- _Aim_
Go through the listing and copy every line word for word.

- _Available data_
/---
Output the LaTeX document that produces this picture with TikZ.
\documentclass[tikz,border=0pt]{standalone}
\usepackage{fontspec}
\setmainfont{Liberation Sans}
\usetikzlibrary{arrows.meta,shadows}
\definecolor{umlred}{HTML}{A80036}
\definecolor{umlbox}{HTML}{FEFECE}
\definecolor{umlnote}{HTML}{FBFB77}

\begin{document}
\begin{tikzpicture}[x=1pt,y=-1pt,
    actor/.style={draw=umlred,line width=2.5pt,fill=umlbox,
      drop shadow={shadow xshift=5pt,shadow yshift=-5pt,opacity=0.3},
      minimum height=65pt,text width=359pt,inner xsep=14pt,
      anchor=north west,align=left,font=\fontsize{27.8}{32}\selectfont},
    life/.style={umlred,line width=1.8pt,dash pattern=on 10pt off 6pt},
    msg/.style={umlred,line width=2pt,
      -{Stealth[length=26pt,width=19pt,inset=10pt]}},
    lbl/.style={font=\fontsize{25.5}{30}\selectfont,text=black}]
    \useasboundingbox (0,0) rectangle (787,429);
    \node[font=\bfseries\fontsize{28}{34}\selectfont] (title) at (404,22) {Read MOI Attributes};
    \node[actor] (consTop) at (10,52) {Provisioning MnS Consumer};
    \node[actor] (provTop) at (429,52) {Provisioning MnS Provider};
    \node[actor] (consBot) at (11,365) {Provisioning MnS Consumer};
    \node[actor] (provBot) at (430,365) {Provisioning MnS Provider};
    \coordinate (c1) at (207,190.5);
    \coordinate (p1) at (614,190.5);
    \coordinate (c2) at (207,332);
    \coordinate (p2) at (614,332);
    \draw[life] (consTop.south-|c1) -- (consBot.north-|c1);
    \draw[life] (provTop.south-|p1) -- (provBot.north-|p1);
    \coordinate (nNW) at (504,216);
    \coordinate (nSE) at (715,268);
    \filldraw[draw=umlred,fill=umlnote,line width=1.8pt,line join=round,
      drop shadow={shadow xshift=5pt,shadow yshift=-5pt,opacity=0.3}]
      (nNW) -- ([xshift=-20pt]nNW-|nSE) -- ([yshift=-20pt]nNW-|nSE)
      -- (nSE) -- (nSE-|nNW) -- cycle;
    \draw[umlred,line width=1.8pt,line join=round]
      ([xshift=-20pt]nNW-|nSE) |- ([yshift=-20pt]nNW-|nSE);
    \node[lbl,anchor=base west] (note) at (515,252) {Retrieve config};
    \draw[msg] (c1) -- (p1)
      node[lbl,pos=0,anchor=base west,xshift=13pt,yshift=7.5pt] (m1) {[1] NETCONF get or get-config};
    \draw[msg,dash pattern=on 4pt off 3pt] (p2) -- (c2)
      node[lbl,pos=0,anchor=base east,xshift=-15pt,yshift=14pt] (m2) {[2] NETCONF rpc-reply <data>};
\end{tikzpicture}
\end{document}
\---
- _Exercise result_
Output the LaTeX document that produces this picture with TikZ.
\documentclass[tikz,border=0pt]{standalone}
\usepackage{fontspec}
\setmainfont{Liberation Sans}
\usetikzlibrary{arrows.meta,shadows}
\definecolor{umlred}{HTML}{A80036}
\definecolor{umlbox}{HTML}{FEFECE}
\definecolor{umlnote}{HTML}{FBFB77}

\begin{document}
\begin{tikzpicture}[x=1pt,y=-1pt,
    actor/.style={draw=umlred,line width=2.5pt,fill=umlbox,
      drop shadow={shadow xshift=5pt,shadow yshift=-5pt,opacity=0.3},
      minimum height=65pt,text width=359pt,inner xsep=14pt,
      anchor=north west,align=left,font=\fontsize{27.8}{32}\selectfont},
    life/.style={umlred,line width=1.8pt,dash pattern=on 10pt off 6pt},
    msg/.style={umlred,line width=2pt,
      -{Stealth[length=26pt,width=19pt,inset=10pt]}},
    lbl/.style={font=\fontsize{25.5}{30}\selectfont,text=black}]
    \useasboundingbox (0,0) rectangle (787,429);
    \node[font=\bfseries\fontsize{28}{34}\selectfont] (title) at (404,22) {Read MOI Attributes};
    \node[actor] (consTop) at (10,52) {Provisioning MnS Consumer};
    \node[actor] (provTop) at (429,52) {Provisioning MnS Provider};
    \node[actor] (consBot) at (11,365) {Provisioning MnS Consumer};
    \node[actor] (provBot) at (430,365) {Provisioning MnS Provider};
    \coordinate (c1) at (207,190.5);
    \coordinate (p1) at (614,190.5);
    \coordinate (c2) at (207,332);
    \coordinate (p2) at (614,332);
    \draw[life] (consTop.south-|c1) -- (consBot.north-|c1);
    \draw[life] (provTop.south-|p1) -- (provBot.north-|p1);
    \coordinate (nNW) at (504,216);
    \coordinate (nSE) at (715,268);
    \filldraw[draw=umlred,fill=umlnote,line width=1.8pt,line join=round,
      drop shadow={shadow xshift=5pt,shadow yshift=-5pt,opacity=0.3}]
      (nNW) -- ([xshift=-20pt]nNW-|nSE) -- ([yshift=-20pt]nNW-|nSE)
      -- (nSE) -- (nSE-|nNW) -- cycle;
    \draw[umlred,line width=1.8pt,line join=round]
      ([xshift=-20pt]nNW-|nSE) |- ([yshift=-20pt]nNW-|nSE);
    \node[lbl,anchor=base west] (note) at (515,252) {Retrieve config};
    \draw[msg] (c1) -- (p1)
      node[lbl,pos=0,anchor=base west,xshift=13pt,yshift=7.5pt] (m1) {[1] NETCONF get or get-config};
    \draw[msg,dash pattern=on 4pt off 3pt] (p2) -- (c2)
      node[lbl,pos=0,anchor=base east,xshift=-15pt,yshift=14pt] (m2) {[2] NETCONF rpc-reply <data>};
\end{tikzpicture}
\end{document}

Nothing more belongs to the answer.